[OBJECTIVE]: Copy each line below that includes "figure".

───── ENTRIES SHOWN ─────

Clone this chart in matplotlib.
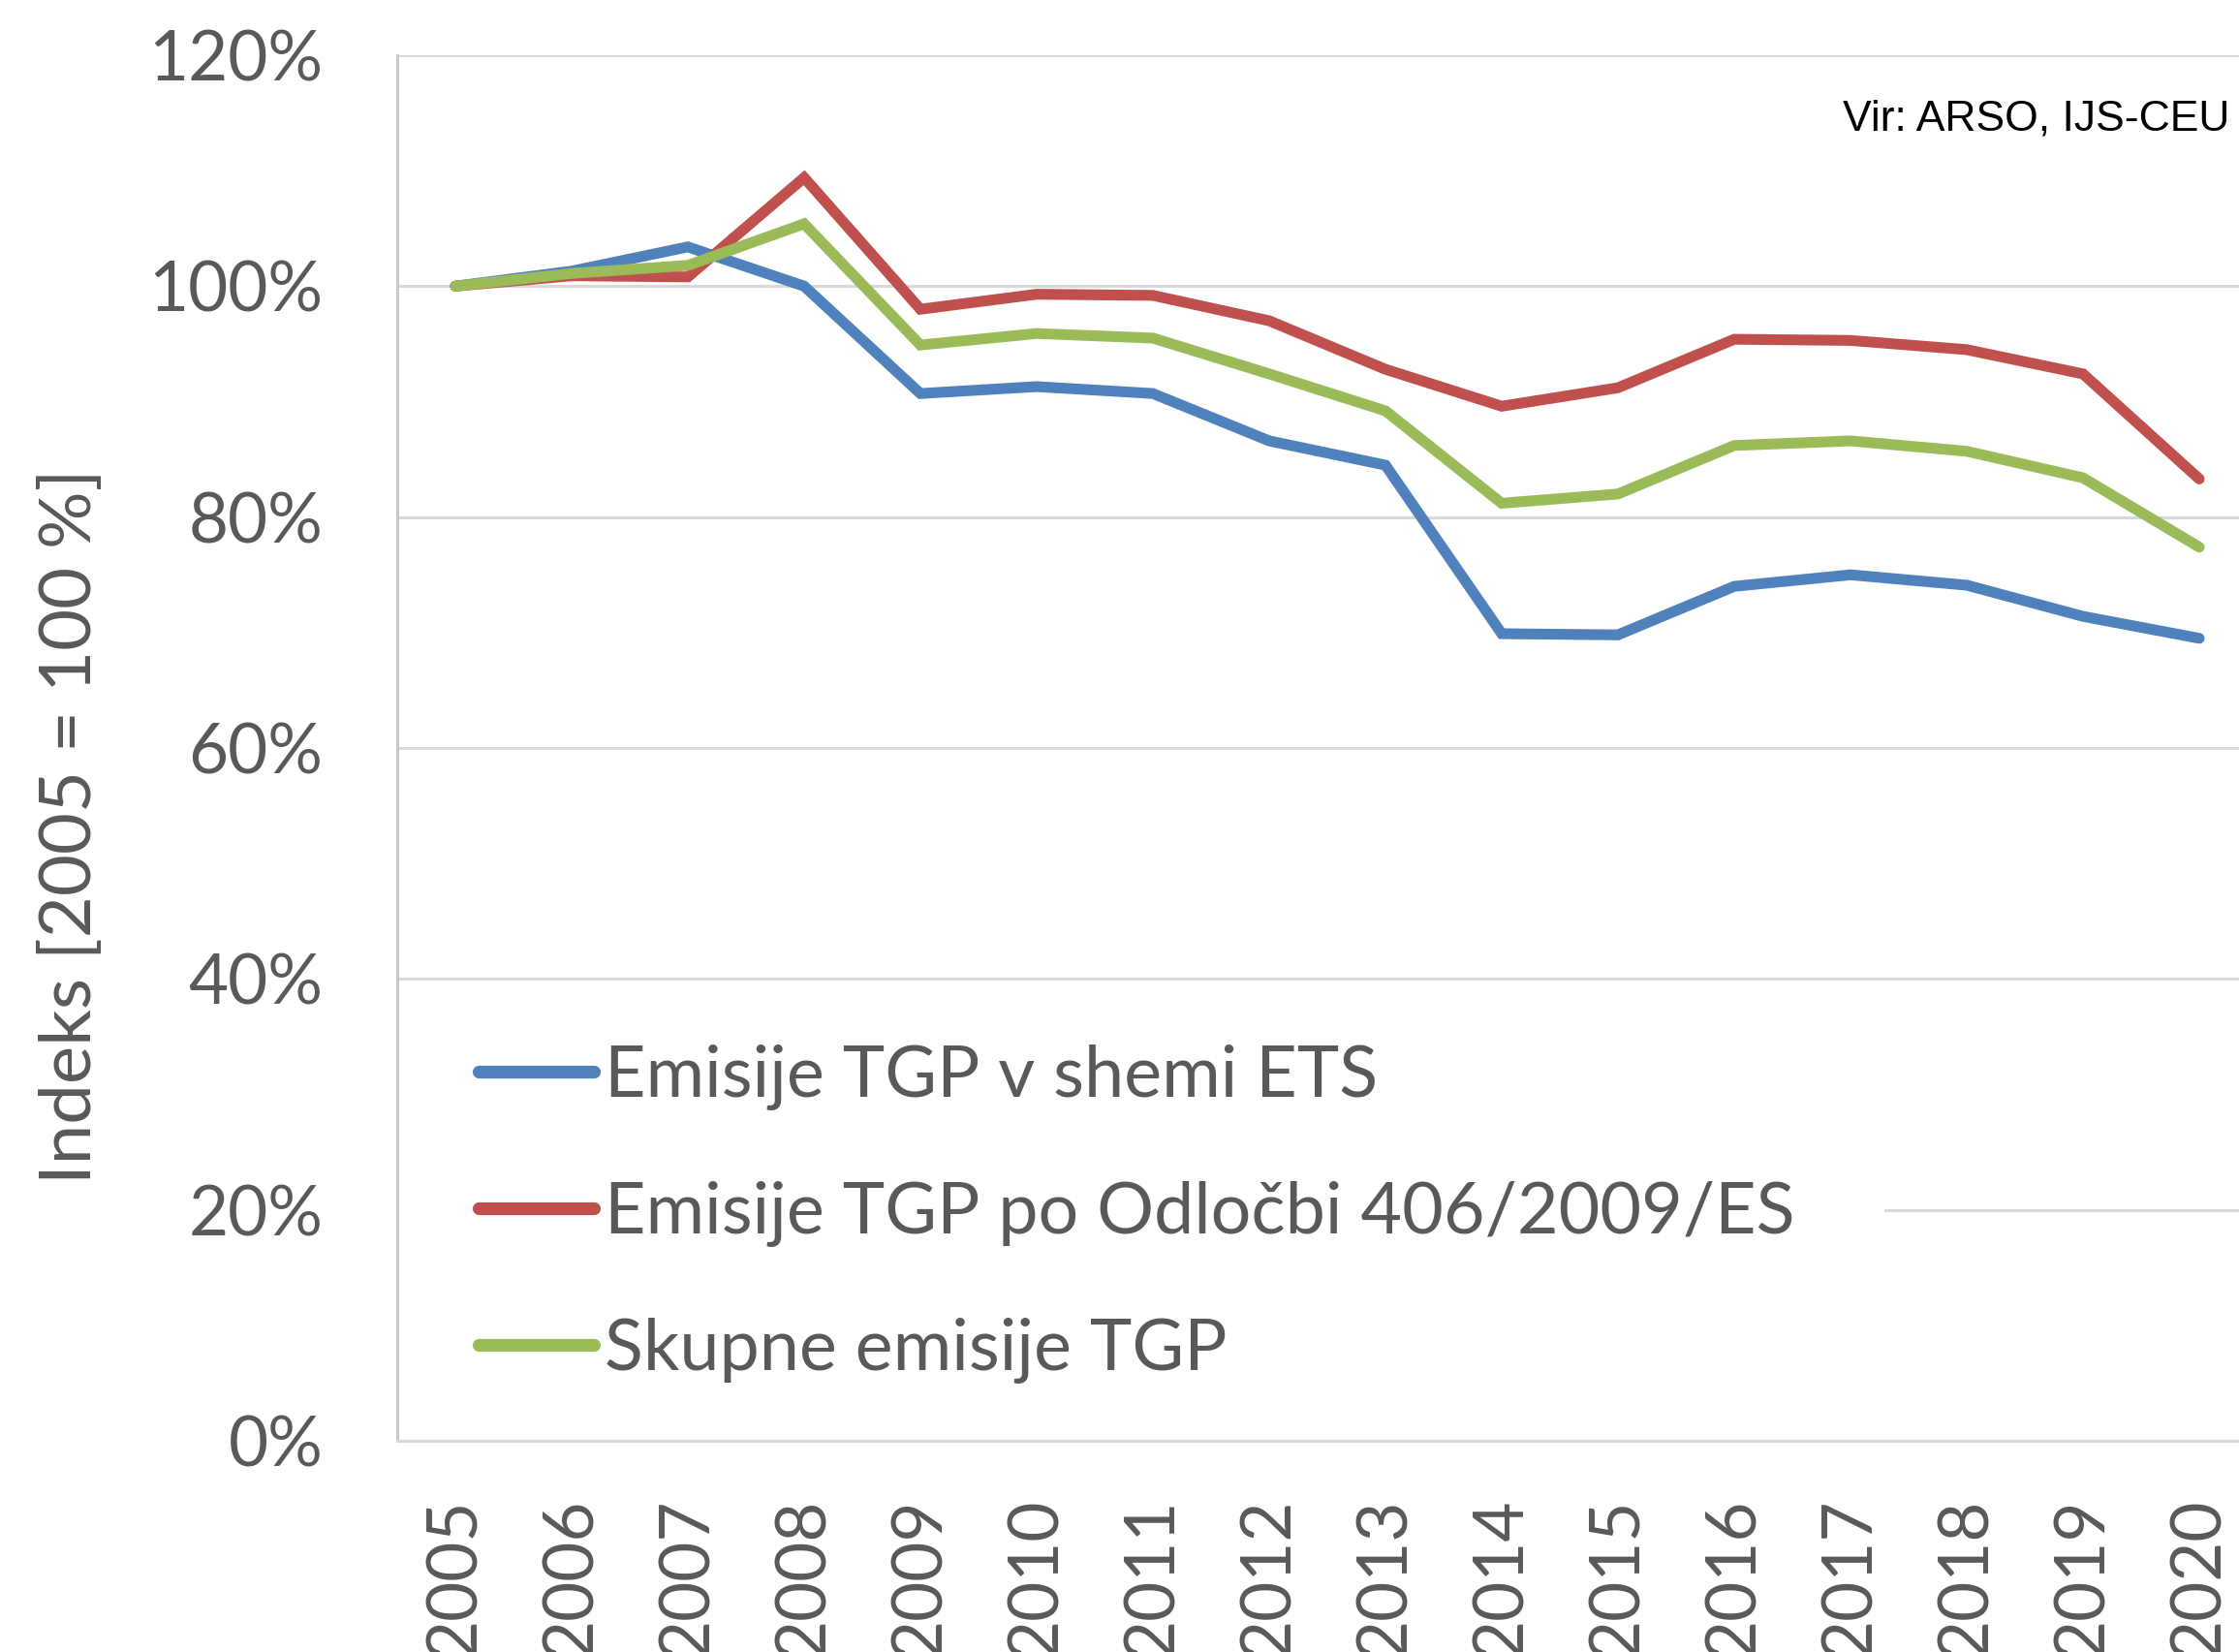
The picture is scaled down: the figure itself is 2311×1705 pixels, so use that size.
import matplotlib
matplotlib.use("Agg")
import matplotlib.pyplot as plt
import matplotlib.ticker as ticker
from matplotlib.path import Path

# ── Data (index, 2005 = 100 %) ───────────────────────────────────────────────
YEARS = [str(y) for y in range(2005, 2021)]

ETS = [100.0, 101.3, 103.4, 100.0, 90.7, 91.3, 90.7, 86.6,
       84.5, 69.9, 69.8, 74.0, 75.0, 74.1, 71.4, 69.5]
ESD = [100.0, 100.9, 100.8, 109.4, 98.0, 99.3, 99.2, 97.0,
       92.8, 89.6, 91.2, 95.4, 95.3, 94.5, 92.4, 83.3]
TOTAL = [100.0, 101.1, 101.8, 105.4, 94.9, 95.9, 95.5, 92.4,
         89.2, 81.2, 82.0, 86.2, 86.6, 85.7, 83.4, 77.4]

LABELS = [
    "Emisije TGP v shemi ETS",
    "Emisije TGP po Odločbi 406/2009/ES",
    "Skupne emisije TGP",
]
COLORS = ["#4F81BD", "#C0504D", "#9BBB59"]

TEXT_GREY = "#595959"
FONT = "Lato"

plt.rcParams["font.family"] = [FONT, "DejaVu Sans"]

fig = plt.figure(figsize=(23.11, 17.05), dpi=100)
ax = fig.add_axes([410 / 2311, 1 - 1487 / 1705, 1920 / 2311, 1430 / 1705])

x = list(range(len(YEARS)))
for series, label, color in zip([ETS, ESD, TOTAL], LABELS, COLORS):
    ax.plot(x, series, color=color, linewidth=8, label=label,
            solid_capstyle="round", solid_joinstyle="miter", zorder=3)

ax.set_xlim(-0.5, len(YEARS) - 0.5)
ax.set_ylim(0, 120)
ax.set_yticks(range(0, 121, 20))
ax.yaxis.set_major_formatter(ticker.FuncFormatter(lambda v, _: f"{v:.0f}%"))
ax.set_xticks(x)
ax.set_xticklabels(YEARS, rotation=90)

ax.grid(axis="y", color="#D9D9D9", linewidth=2.2, zorder=0)
ax.grid(axis="x", visible=False)
ax.set_axisbelow(True)
for side in ("top", "right"):
    ax.spines[side].set_visible(False)
ax.spines["left"].set_color("#C8C8C8")
ax.spines["left"].set_linewidth(2.2)
ax.spines["bottom"].set_color("#D9D9D9")
ax.spines["bottom"].set_linewidth(2.2)

ax.tick_params(axis="both", length=0, labelsize=51, colors=TEXT_GREY)
ax.tick_params(axis="y", pad=55)
ax.tick_params(axis="x", pad=42)

# ── Axis title, centred on the figure ─────────────────────────────────────────
fig.text(0.032, 0.5, "Indeks [2005 = 100 %]", rotation=90,
         ha="center", va="center", fontsize=53.5, color=TEXT_GREY)

# ── Source note ───────────────────────────────────────────────────────────────
fig.text(0.996, 0.928, "Vir: ARSO, IJS-CEU", ha="right", va="center",
         fontsize=32, color="black", family="Liberation Sans")

# ── Legend inside the plot ────────────────────────────────────────────────────
leg = ax.legend(loc="upper left", bbox_to_anchor=(0.017, 0.322),
                borderaxespad=0, fontsize=53, frameon=True, fancybox=False,
                borderpad=0.7, handlelength=1.62, handletextpad=0.15,
                labelspacing=0.99)


def wide_box(x0, y0, width, height, mutation_size):
    # white background reaching left to the axis, like the Excel legend area
    ext = 0.55 * mutation_size
    return Path([(x0 - ext, y0), (x0 + width + ext, y0),
                 (x0 + width + ext, y0 + height), (x0 - ext, y0 + height),
                 (x0 - ext, y0)], closed=True)


frame = leg.get_frame()
frame.set_boxstyle(wide_box)
frame.set_facecolor("white")
frame.set_edgecolor("none")
frame.set_alpha(1.0)
for t in leg.get_texts():
    t.set_color(TEXT_GREY)
for h in leg.get_lines():
    h.set_linewidth(9.5)
# above the gridlines, below the axis spines
leg.set_zorder(2.2)

fig.savefig("out.png", dpi=100)
plt.close(fig)
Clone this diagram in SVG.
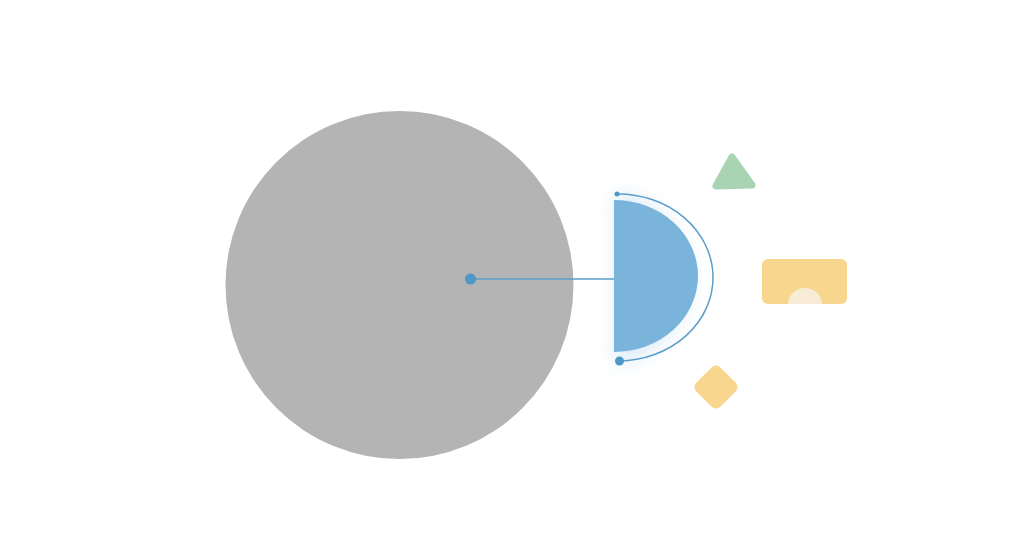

─────

[WORKED ANSWER]:
The picture is scaled down: the figure itself is 2311×1705 pixels, so use that size.
fig = plt.figure(figsize=(23.11, 17.05), dpi=100)
# ── Axis title, centred on the figure ─────────────────────────────────────────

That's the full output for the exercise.